◆ Given problem: Without altering anything, output the material below.

◆ Source excerpt:
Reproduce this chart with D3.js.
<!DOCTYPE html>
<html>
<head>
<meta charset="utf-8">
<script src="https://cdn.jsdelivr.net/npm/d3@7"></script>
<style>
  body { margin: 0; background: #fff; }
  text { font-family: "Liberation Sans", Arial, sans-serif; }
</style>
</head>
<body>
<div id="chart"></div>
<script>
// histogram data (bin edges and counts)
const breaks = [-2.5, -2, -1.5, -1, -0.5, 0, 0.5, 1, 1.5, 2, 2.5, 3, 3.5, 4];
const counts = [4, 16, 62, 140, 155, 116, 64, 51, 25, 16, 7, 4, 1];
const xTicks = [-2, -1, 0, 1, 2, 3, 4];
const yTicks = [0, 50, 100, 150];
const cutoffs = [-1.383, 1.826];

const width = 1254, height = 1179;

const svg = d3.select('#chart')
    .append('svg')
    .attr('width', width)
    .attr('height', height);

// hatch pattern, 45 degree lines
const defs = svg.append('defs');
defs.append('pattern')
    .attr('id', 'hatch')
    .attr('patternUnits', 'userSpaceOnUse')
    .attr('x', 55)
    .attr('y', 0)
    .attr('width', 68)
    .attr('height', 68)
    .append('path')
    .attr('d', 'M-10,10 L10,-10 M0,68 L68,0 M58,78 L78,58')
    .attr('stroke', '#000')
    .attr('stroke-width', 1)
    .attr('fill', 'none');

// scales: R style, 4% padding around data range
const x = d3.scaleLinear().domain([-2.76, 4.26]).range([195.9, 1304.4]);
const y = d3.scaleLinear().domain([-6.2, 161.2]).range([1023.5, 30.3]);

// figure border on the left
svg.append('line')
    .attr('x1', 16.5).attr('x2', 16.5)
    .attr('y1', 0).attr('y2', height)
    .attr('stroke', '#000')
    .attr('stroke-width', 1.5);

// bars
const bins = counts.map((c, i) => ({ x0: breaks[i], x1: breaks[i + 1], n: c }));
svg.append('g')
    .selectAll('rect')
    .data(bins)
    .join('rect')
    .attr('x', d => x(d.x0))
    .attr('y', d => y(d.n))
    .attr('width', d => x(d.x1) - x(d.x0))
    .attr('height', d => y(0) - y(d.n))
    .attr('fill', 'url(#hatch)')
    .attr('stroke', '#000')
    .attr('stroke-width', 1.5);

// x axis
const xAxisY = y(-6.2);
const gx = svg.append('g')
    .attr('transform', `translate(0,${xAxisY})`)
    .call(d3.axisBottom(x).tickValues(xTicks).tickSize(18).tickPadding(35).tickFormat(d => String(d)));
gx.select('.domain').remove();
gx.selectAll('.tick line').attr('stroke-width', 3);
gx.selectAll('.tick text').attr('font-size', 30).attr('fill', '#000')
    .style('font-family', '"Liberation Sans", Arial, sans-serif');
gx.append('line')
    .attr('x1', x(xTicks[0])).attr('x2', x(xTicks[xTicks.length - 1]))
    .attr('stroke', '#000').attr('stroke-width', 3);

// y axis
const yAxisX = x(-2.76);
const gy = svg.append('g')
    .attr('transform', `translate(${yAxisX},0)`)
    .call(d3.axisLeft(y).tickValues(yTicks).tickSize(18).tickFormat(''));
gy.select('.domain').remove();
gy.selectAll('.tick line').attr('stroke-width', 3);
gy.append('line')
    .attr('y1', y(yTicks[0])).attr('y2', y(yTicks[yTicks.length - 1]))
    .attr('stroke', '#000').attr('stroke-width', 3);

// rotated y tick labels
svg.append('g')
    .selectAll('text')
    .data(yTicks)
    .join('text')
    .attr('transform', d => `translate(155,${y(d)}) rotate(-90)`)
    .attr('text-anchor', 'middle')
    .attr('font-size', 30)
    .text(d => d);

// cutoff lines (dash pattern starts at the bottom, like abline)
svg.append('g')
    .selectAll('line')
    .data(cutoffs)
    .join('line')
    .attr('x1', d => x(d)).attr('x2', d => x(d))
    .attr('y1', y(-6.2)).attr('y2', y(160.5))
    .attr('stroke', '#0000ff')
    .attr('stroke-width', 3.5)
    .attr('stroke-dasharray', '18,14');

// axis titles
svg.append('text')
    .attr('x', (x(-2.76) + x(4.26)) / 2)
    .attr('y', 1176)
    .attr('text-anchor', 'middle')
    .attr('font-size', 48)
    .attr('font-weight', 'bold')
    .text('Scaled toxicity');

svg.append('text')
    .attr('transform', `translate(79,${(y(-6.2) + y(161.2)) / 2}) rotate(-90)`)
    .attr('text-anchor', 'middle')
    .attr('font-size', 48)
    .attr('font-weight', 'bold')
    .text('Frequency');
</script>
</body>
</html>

◆ Solution:
Reproduce this chart with D3.js.
<!DOCTYPE html>
<html>
<head>
<meta charset="utf-8">
<script src="https://cdn.jsdelivr.net/npm/d3@7"></script>
<style>
  body { margin: 0; background: #fff; }
  text { font-family: "Liberation Sans", Arial, sans-serif; }
</style>
</head>
<body>
<div id="chart"></div>
<script>
// histogram data (bin edges and counts)
const breaks = [-2.5, -2, -1.5, -1, -0.5, 0, 0.5, 1, 1.5, 2, 2.5, 3, 3.5, 4];
const counts = [4, 16, 62, 140, 155, 116, 64, 51, 25, 16, 7, 4, 1];
const xTicks = [-2, -1, 0, 1, 2, 3, 4];
const yTicks = [0, 50, 100, 150];
const cutoffs = [-1.383, 1.826];

const width = 1254, height = 1179;

const svg = d3.select('#chart')
    .append('svg')
    .attr('width', width)
    .attr('height', height);

// hatch pattern, 45 degree lines
const defs = svg.append('defs');
defs.append('pattern')
    .attr('id', 'hatch')
    .attr('patternUnits', 'userSpaceOnUse')
    .attr('x', 55)
    .attr('y', 0)
    .attr('width', 68)
    .attr('height', 68)
    .append('path')
    .attr('d', 'M-10,10 L10,-10 M0,68 L68,0 M58,78 L78,58')
    .attr('stroke', '#000')
    .attr('stroke-width', 1)
    .attr('fill', 'none');

// scales: R style, 4% padding around data range
const x = d3.scaleLinear().domain([-2.76, 4.26]).range([195.9, 1304.4]);
const y = d3.scaleLinear().domain([-6.2, 161.2]).range([1023.5, 30.3]);

// figure border on the left
svg.append('line')
    .attr('x1', 16.5).attr('x2', 16.5)
    .attr('y1', 0).attr('y2', height)
    .attr('stroke', '#000')
    .attr('stroke-width', 1.5);

// bars
const bins = counts.map((c, i) => ({ x0: breaks[i], x1: breaks[i + 1], n: c }));
svg.append('g')
    .selectAll('rect')
    .data(bins)
    .join('rect')
    .attr('x', d => x(d.x0))
    .attr('y', d => y(d.n))
    .attr('width', d => x(d.x1) - x(d.x0))
    .attr('height', d => y(0) - y(d.n))
    .attr('fill', 'url(#hatch)')
    .attr('stroke', '#000')
    .attr('stroke-width', 1.5);

// x axis
const xAxisY = y(-6.2);
const gx = svg.append('g')
    .attr('transform', `translate(0,${xAxisY})`)
    .call(d3.axisBottom(x).tickValues(xTicks).tickSize(18).tickPadding(35).tickFormat(d => String(d)));
gx.select('.domain').remove();
gx.selectAll('.tick line').attr('stroke-width', 3);
gx.selectAll('.tick text').attr('font-size', 30).attr('fill', '#000')
    .style('font-family', '"Liberation Sans", Arial, sans-serif');
gx.append('line')
    .attr('x1', x(xTicks[0])).attr('x2', x(xTicks[xTicks.length - 1]))
    .attr('stroke', '#000').attr('stroke-width', 3);

// y axis
const yAxisX = x(-2.76);
const gy = svg.append('g')
    .attr('transform', `translate(${yAxisX},0)`)
    .call(d3.axisLeft(y).tickValues(yTicks).tickSize(18).tickFormat(''));
gy.select('.domain').remove();
gy.selectAll('.tick line').attr('stroke-width', 3);
gy.append('line')
    .attr('y1', y(yTicks[0])).attr('y2', y(yTicks[yTicks.length - 1]))
    .attr('stroke', '#000').attr('stroke-width', 3);

// rotated y tick labels
svg.append('g')
    .selectAll('text')
    .data(yTicks)
    .join('text')
    .attr('transform', d => `translate(155,${y(d)}) rotate(-90)`)
    .attr('text-anchor', 'middle')
    .attr('font-size', 30)
    .text(d => d);

// cutoff lines (dash pattern starts at the bottom, like abline)
svg.append('g')
    .selectAll('line')
    .data(cutoffs)
    .join('line')
    .attr('x1', d => x(d)).attr('x2', d => x(d))
    .attr('y1', y(-6.2)).attr('y2', y(160.5))
    .attr('stroke', '#0000ff')
    .attr('stroke-width', 3.5)
    .attr('stroke-dasharray', '18,14');

// axis titles
svg.append('text')
    .attr('x', (x(-2.76) + x(4.26)) / 2)
    .attr('y', 1176)
    .attr('text-anchor', 'middle')
    .attr('font-size', 48)
    .attr('font-weight', 'bold')
    .text('Scaled toxicity');

svg.append('text')
    .attr('transform', `translate(79,${(y(-6.2) + y(161.2)) / 2}) rotate(-90)`)
    .attr('text-anchor', 'middle')
    .attr('font-size', 48)
    .attr('font-weight', 'bold')
    .text('Frequency');
</script>
</body>
</html>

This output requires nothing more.